When it comes to HE/EE sites most are rural and some don't have electricity. Not all sites are rural, and some are located in urban centers. For those that do have electricity, it may be sporadic or unreliable. All Volunteers will have access to larger towns/urban centers with electricity so devices can be easily charged. MP3 players and computers are a must for work and pleasure. Solar chargers generally aren't recommended as they are expensive and an alternative power source is not difficult to find. Generally, a computer, external hard drive, digital camera, and MP3 player are the basic essentials. Anything on top of that is up to the person to decide. The general consensus from current volunteers is "you can pretty much bring whatever makes you happy here."

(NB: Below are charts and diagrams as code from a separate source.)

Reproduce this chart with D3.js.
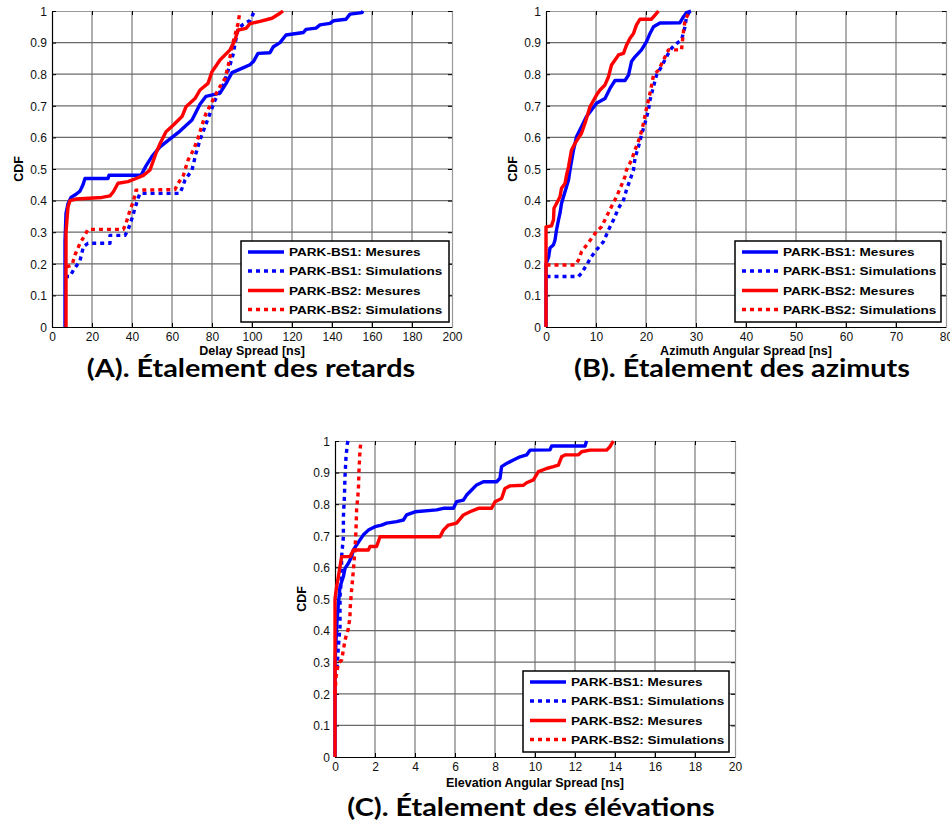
<!DOCTYPE html>
<html><head><meta charset="utf-8">
<script src="https://cdn.jsdelivr.net/npm/d3@7"></script>
<style>
html,body{margin:0;padding:0;background:#fff;}
svg{display:block;}
</style></head>
<body>
<svg id="chart" width="950" height="837"></svg>
<script>
// ---------- DATA ----------
const seriesNames = ["PARK-BS1: Mesures","PARK-BS1: Simulations","PARK-BS2: Mesures","PARK-BS2: Simulations"];
const yTicks = [0,0.1,0.2,0.3,0.4,0.5,0.6,0.7,0.8,0.9,1];
const yTickLabels = ["0","0.1","0.2","0.3","0.4","0.5","0.6","0.7","0.8","0.9","1"];

// (A) Delay spread [ns]
const delayTicks = [0,20,40,60,80,100,120,140,160,180,200];
const delayBS1Mes = [[6.5,0],[6.5,0.27],[7,0.36],[8,0.39],[9.5,0.41],[12,0.42],[14,0.43],[15.5,0.45],[16.5,0.47],[28,0.47],[28.5,0.48],[44.5,0.48],[47,0.51],[50,0.54],[54,0.57],[60,0.6],[64,0.62],[70,0.655],[74,0.705],[77,0.73],[84,0.74],[87,0.77],[90,0.805],[95.5,0.82],[99,0.83],[100.7,0.84],[103,0.866],[109,0.868],[110.7,0.887],[114,0.9],[117,0.924],[125.7,0.932],[127,0.942],[132,0.946],[134,0.956],[139,0.961],[140.7,0.969],[147,0.974],[149,0.99],[155,0.995],[155.5,1]];
const delayBS1Sim = [[6.5,0.16],[9,0.16],[10.7,0.18],[14,0.21],[15.7,0.254],[18,0.265],[29,0.265],[29,0.29],[36.5,0.29],[38,0.307],[40,0.344],[41.5,0.376],[43,0.407],[44,0.423],[64,0.423],[65,0.439],[66.5,0.465],[70,0.497],[72,0.55],[74,0.592],[76.5,0.634],[79,0.676],[81.5,0.718],[85,0.755],[87,0.792],[89,0.829],[90.7,0.866],[91.5,0.897],[93,0.94],[95,0.955],[99,0.97],[100.5,0.99],[101.5,1]];
const delayBS2Mes = [[7,0],[7,0.3],[8,0.38],[9,0.4],[12,0.405],[25,0.41],[29,0.415],[30.7,0.428],[33,0.455],[38,0.46],[42,0.47],[45.7,0.48],[49,0.497],[52,0.55],[54,0.58],[57,0.618],[60.7,0.639],[65,0.666],[67,0.697],[71.5,0.723],[74,0.75],[78,0.771],[80,0.808],[84,0.845],[89,0.877],[91.5,0.908],[93,0.94],[97,0.945],[99,0.96],[104,0.967],[110,0.977],[114,0.993],[115.5,1]];
const delayBS2Sim = [[7.3,0.19],[10,0.196],[11.5,0.228],[14,0.265],[16.5,0.291],[18,0.309],[35.7,0.309],[37,0.328],[39,0.37],[40.7,0.397],[42,0.433],[61.5,0.435],[63,0.454],[65.7,0.48],[68,0.528],[70.7,0.56],[73,0.597],[75,0.639],[77,0.676],[80,0.713],[83,0.75],[86.5,0.787],[88,0.824],[89,0.855],[90,0.887],[91.5,0.924],[93,0.96],[94,1]];

// (B) Azimuth angular spread
const azTicks = [0,10,20,30,40,50,60,70,80];
const azBS1Mes = [[0,0],[0,0.2],[0.5,0.22],[0.8,0.25],[1.5,0.26],[1.8,0.275],[2.1,0.307],[2.5,0.339],[2.8,0.36],[3.1,0.391],[3.5,0.412],[4.1,0.444],[4.5,0.465],[4.8,0.497],[5.5,0.56],[6.1,0.602],[7.1,0.634],[8.1,0.666],[9.1,0.687],[10.1,0.708],[11.8,0.723],[12.8,0.755],[13.8,0.78],[15.8,0.78],[16.5,0.797],[17.1,0.84],[17.8,0.855],[19.1,0.877],[20.1,0.903],[20.8,0.929],[21.5,0.95],[22.8,0.962],[26.8,0.963],[27.5,0.982],[28.1,0.995],[29,1]];
const azBS1Sim = [[0.1,0.16],[6.5,0.16],[7.1,0.17],[8.1,0.196],[9.1,0.223],[10.1,0.244],[11.5,0.27],[12.5,0.307],[13.5,0.339],[14.5,0.376],[15.5,0.402],[16.1,0.434],[16.8,0.465],[17.5,0.497],[17.8,0.534],[18.5,0.571],[19.1,0.608],[19.8,0.645],[20.5,0.687],[20.8,0.718],[21.5,0.761],[22.1,0.797],[23.1,0.824],[24.1,0.855],[25.1,0.882],[26.1,0.897],[27.1,0.908],[27.8,0.95],[28.1,0.982],[28.8,1]];
const azBS2Mes = [[0,0],[0,0.317],[1.1,0.32],[1.5,0.339],[1.6,0.376],[2.1,0.391],[2.8,0.412],[3.1,0.439],[3.8,0.454],[4.1,0.48],[4.5,0.507],[5.1,0.56],[5.8,0.581],[7.1,0.613],[7.8,0.645],[8.8,0.697],[10.1,0.734],[10.8,0.75],[11.8,0.766],[12.5,0.792],[13.1,0.829],[13.8,0.845],[14.5,0.861],[15.5,0.866],[16.1,0.892],[16.8,0.914],[17.5,0.929],[18.1,0.956],[18.8,0.974],[21.1,0.974],[21.8,0.987],[22.5,1]];
const azBS2Sim = [[0.1,0.196],[5.8,0.196],[6.5,0.212],[7.1,0.238],[8.1,0.259],[9.1,0.28],[10.1,0.302],[11.1,0.317],[12.1,0.349],[13.1,0.381],[14.1,0.412],[15.1,0.449],[15.8,0.476],[16.1,0.497],[17.1,0.528],[17.8,0.56],[18.8,0.602],[19.5,0.645],[20.1,0.692],[20.8,0.739],[21.5,0.797],[22.5,0.813],[23.5,0.845],[24.5,0.877],[27.1,0.877],[27.5,0.935],[27.8,0.97],[28.5,0.993],[28.8,1]];

// (C) Elevation angular spread
const elTicks = [0,2,4,6,8,10,12,14,16,18,20];
const elBS1Mes = [[0,0],[0,0.29],[0.08,0.412],[0.17,0.486],[0.25,0.539],[0.42,0.571],[0.5,0.597],[0.67,0.613],[0.83,0.634],[0.92,0.655],[1.08,0.671],[1.25,0.687],[1.42,0.703],[1.67,0.718],[2,0.729],[2.33,0.734],[2.58,0.74],[3.08,0.745],[3.42,0.75],[3.58,0.766],[4,0.776],[5.08,0.782],[5.42,0.787],[5.92,0.787],[6.08,0.808],[6.42,0.813],[6.58,0.829],[6.83,0.845],[7.08,0.861],[7.42,0.871],[8.08,0.871],[8.25,0.882],[8.33,0.919],[8.58,0.929],[8.92,0.94],[9.25,0.95],[9.58,0.956],[9.75,0.971],[10.75,0.972],[10.83,0.984],[12.5,0.984],[12.58,1]];
const elBS1Sim = [[0.1,0.28],[0.17,0.35],[0.25,0.412],[0.25,0.507],[0.33,0.571],[0.33,0.634],[0.42,0.697],[0.42,0.76],[0.47,0.824],[0.5,0.887],[0.55,0.95],[0.62,0.992],[0.65,1]];
const elBS2Mes = [[0,0],[0,0.5],[0.08,0.539],[0.17,0.571],[0.25,0.602],[0.33,0.634],[0.75,0.634],[0.92,0.655],[1.67,0.655],[1.75,0.666],[2.08,0.666],[2.25,0.697],[5.25,0.697],[5.42,0.718],[5.67,0.734],[6.08,0.74],[6.42,0.766],[6.75,0.776],[7.17,0.787],[7.83,0.787],[8,0.808],[8.33,0.818],[8.5,0.85],[8.75,0.858],[9.42,0.86],[9.58,0.868],[9.92,0.877],[10.17,0.903],[10.58,0.913],[10.92,0.919],[11.17,0.924],[11.33,0.95],[11.5,0.956],[12.17,0.956],[12.33,0.966],[12.75,0.971],[13.58,0.971],[13.75,0.982],[13.92,1]];
const elBS2Sim = [[0,0.2],[0.05,0.254],[0.17,0.296],[0.33,0.307],[0.42,0.339],[0.5,0.37],[0.67,0.407],[0.75,0.444],[0.75,0.465],[0.83,0.528],[0.92,0.592],[1,0.655],[1.05,0.718],[1.08,0.782],[1.17,0.845],[1.2,0.908],[1.25,0.971],[1.3,1]];

const panelTitles = ["(A). Étalement des retards","(B). Étalement des azimuts","(C). Étalement des élévations"];
const xLabels = ["Delay Spread [ns]","Azimuth Angular Spread [ns]","Elevation Angular Spread [ns]"];

// ---------- DRAWING ----------
const svg = d3.select("#chart");
const FONT = "'Liberation Sans', Arial, sans-serif";
const seriesStyle = [
  {color:"#0000ff", dash:null},
  {color:"#0000ff", dash:"4,4"},
  {color:"#ff0000", dash:null},
  {color:"#ff0000", dash:"4,4"}
];
const PW = 400, PH = 316;

function drawPanel(cfg){
  const g = svg.append("g");
  const x = d3.scaleLinear().domain([cfg.ticks[0], cfg.ticks[cfg.ticks.length-1]]).range([cfg.left, cfg.left+PW]);
  const y = d3.scaleLinear().domain([0,1]).range([cfg.top+PH, cfg.top]);

  // grid
  const grid = g.append("g");
  grid.selectAll("line.v").data(cfg.ticks.slice(1,-1)).join("line")
    .attr("x1",d=>x(d)).attr("x2",d=>x(d)).attr("y1",cfg.top).attr("y2",cfg.top+PH)
    .attr("stroke","#7a7a7a").attr("stroke-width",1.2);
  grid.selectAll("line.h").data(yTicks.slice(1,-1)).join("line")
    .attr("x1",cfg.left).attr("x2",cfg.left+PW).attr("y1",d=>y(d)).attr("y2",d=>y(d))
    .attr("stroke","#6a6a6a").attr("stroke-width",1.2);

  // axes
  const styleAxis = (sel, domainColor)=>{
    sel.attr("font-family",FONT).attr("font-size",12);
    sel.select(".domain").attr("stroke",domainColor).attr("stroke-width",1.2);
    sel.selectAll(".tick line").attr("stroke","#000");
    sel.selectAll("text").attr("fill","#111");
  };
  const gb = g.append("g").attr("transform",`translate(0,${cfg.top+PH})`)
    .call(d3.axisBottom(x).tickValues(cfg.ticks).tickSizeInner(-4).tickSizeOuter(0).tickPadding(5).tickFormat(d3.format("d")));
  styleAxis(gb,"#000");
  gb.selectAll("text").attr("y",14).attr("dy",0);
  const gt = g.append("g").attr("transform",`translate(0,${cfg.top})`)
    .call(d3.axisTop(x).tickValues(cfg.ticks).tickSizeInner(-4).tickSizeOuter(0).tickFormat(""));
  styleAxis(gt,"#999");
  const gl = g.append("g").attr("transform",`translate(${cfg.left},0)`)
    .call(d3.axisLeft(y).tickValues(yTicks).tickSizeInner(-4).tickSizeOuter(0).tickFormat((d,i)=>yTickLabels[i]));
  styleAxis(gl,"#000");
  gl.selectAll("text").attr("x",-5).attr("dy","0.35em");
  const gr = g.append("g").attr("transform",`translate(${cfg.left+PW},0)`)
    .call(d3.axisRight(y).tickValues(yTicks).tickSizeInner(-4).tickSizeOuter(0).tickFormat(""));
  styleAxis(gr,"#999");

  // series
  const line = d3.line().x(d=>x(d[0])).y(d=>y(d[1]));
  cfg.series.forEach((s,i)=>{
    g.append("path").datum(s).attr("d",line)
      .attr("fill","none").attr("stroke",seriesStyle[i].color).attr("stroke-width",3.4)
      .attr("stroke-linejoin","round")
      .attr("stroke-dasharray",seriesStyle[i].dash);
  });

  // axis labels
  g.append("text").attr("x",cfg.left+PW/2).attr("y",cfg.top+PH+cfg.xLabOff)
    .attr("text-anchor","middle").attr("font-family",FONT).attr("font-weight","bold").attr("font-size","12.5px")
    .text(cfg.xLabel);
  g.append("text").attr("transform",`translate(${cfg.left-29},${cfg.top+PH/2}) rotate(-90)`)
    .attr("text-anchor","middle").attr("font-family",FONT).attr("font-weight","bold").attr("font-size","12.5px")
    .text("CDF");

  // legend
  const lg = g.append("g").attr("transform",`translate(${cfg.legX},${cfg.legY})`);
  lg.append("rect").attr("x",0).attr("y",0).attr("width",cfg.legW).attr("height",81)
    .attr("fill","#fff").attr("stroke","#000").attr("stroke-width",1.5);
  const rowY = [11,30,49.5,68.5];
  seriesNames.forEach((n,i)=>{
    lg.append("line").attr("x1",7).attr("x2",43).attr("y1",rowY[i]).attr("y2",rowY[i])
      .attr("stroke",seriesStyle[i].color).attr("stroke-width",3.4).attr("stroke-dasharray",seriesStyle[i].dash);
    lg.append("text").attr("transform",`translate(48,${rowY[i]+4.2}) scale(1.17,1)`)
      .attr("font-family",FONT).attr("font-weight","bold").attr("font-size","11.6px").text(n);
  });

  // panel title (horizontally stretched, as in the reference image)
  g.append("text").attr("transform",`translate(${cfg.titleX},${cfg.titleY}) scale(1.2,1)`).attr("text-anchor","middle")
    .attr("font-family","Lato, 'Open Sans', sans-serif").attr("font-weight","bold").attr("font-size","24px")
    .text(cfg.title);
}

drawPanel({left:52, top:11, ticks:delayTicks, series:[delayBS1Mes,delayBS1Sim,delayBS2Mes,delayBS2Sim],
  xLabel:xLabels[0], xLabOff:28, title:panelTitles[0], titleX:251, titleY:377, legX:241, legY:241, legW:208});
drawPanel({left:546, top:11, ticks:azTicks, series:[azBS1Mes,azBS1Sim,azBS2Mes,azBS2Sim],
  xLabel:xLabels[1], xLabOff:28, title:panelTitles[1], titleX:742, titleY:377, legX:735, legY:241, legW:206});
drawPanel({left:335, top:441, ticks:elTicks, series:[elBS1Mes,elBS1Sim,elBS2Mes,elBS2Sim],
  xLabel:xLabels[2], xLabOff:30, title:panelTitles[2], titleX:531, titleY:816, legX:523, legY:671, legW:206});
</script>
</body></html>
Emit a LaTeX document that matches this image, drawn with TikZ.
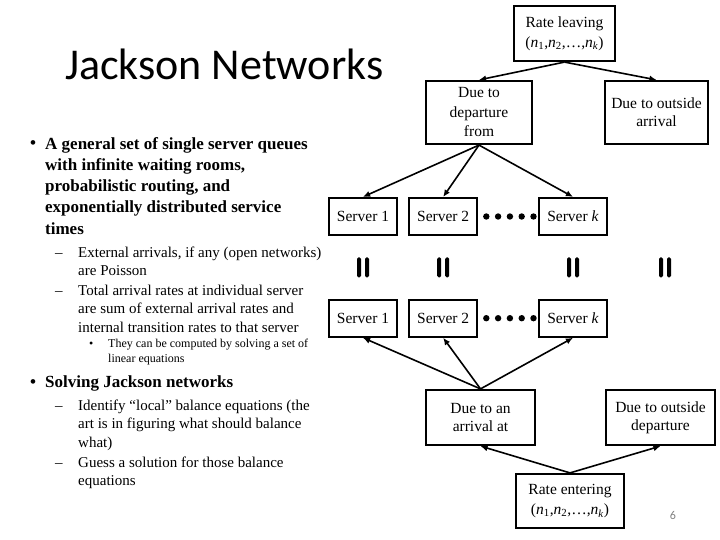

The agricultural sectors are by their nature posted in the most rural areas where Peace Corps operates. The vast majority of Agricultural sites have no access to electricity in-village, but are located within 20km of a reliable power source. It is strongly recommended that PCVs bring some form of solar charger with adapters for iPods and cell phones. That being said, you should still bring a netbook and iPod for your work. Many PCVs purchase internet keys, but this is generally not necessary for your work. Agfo PCVs in particular are encouraged to bring a GPS unit so that they can track locations of valuable seed sources in Senegal's rapidly thinning forests.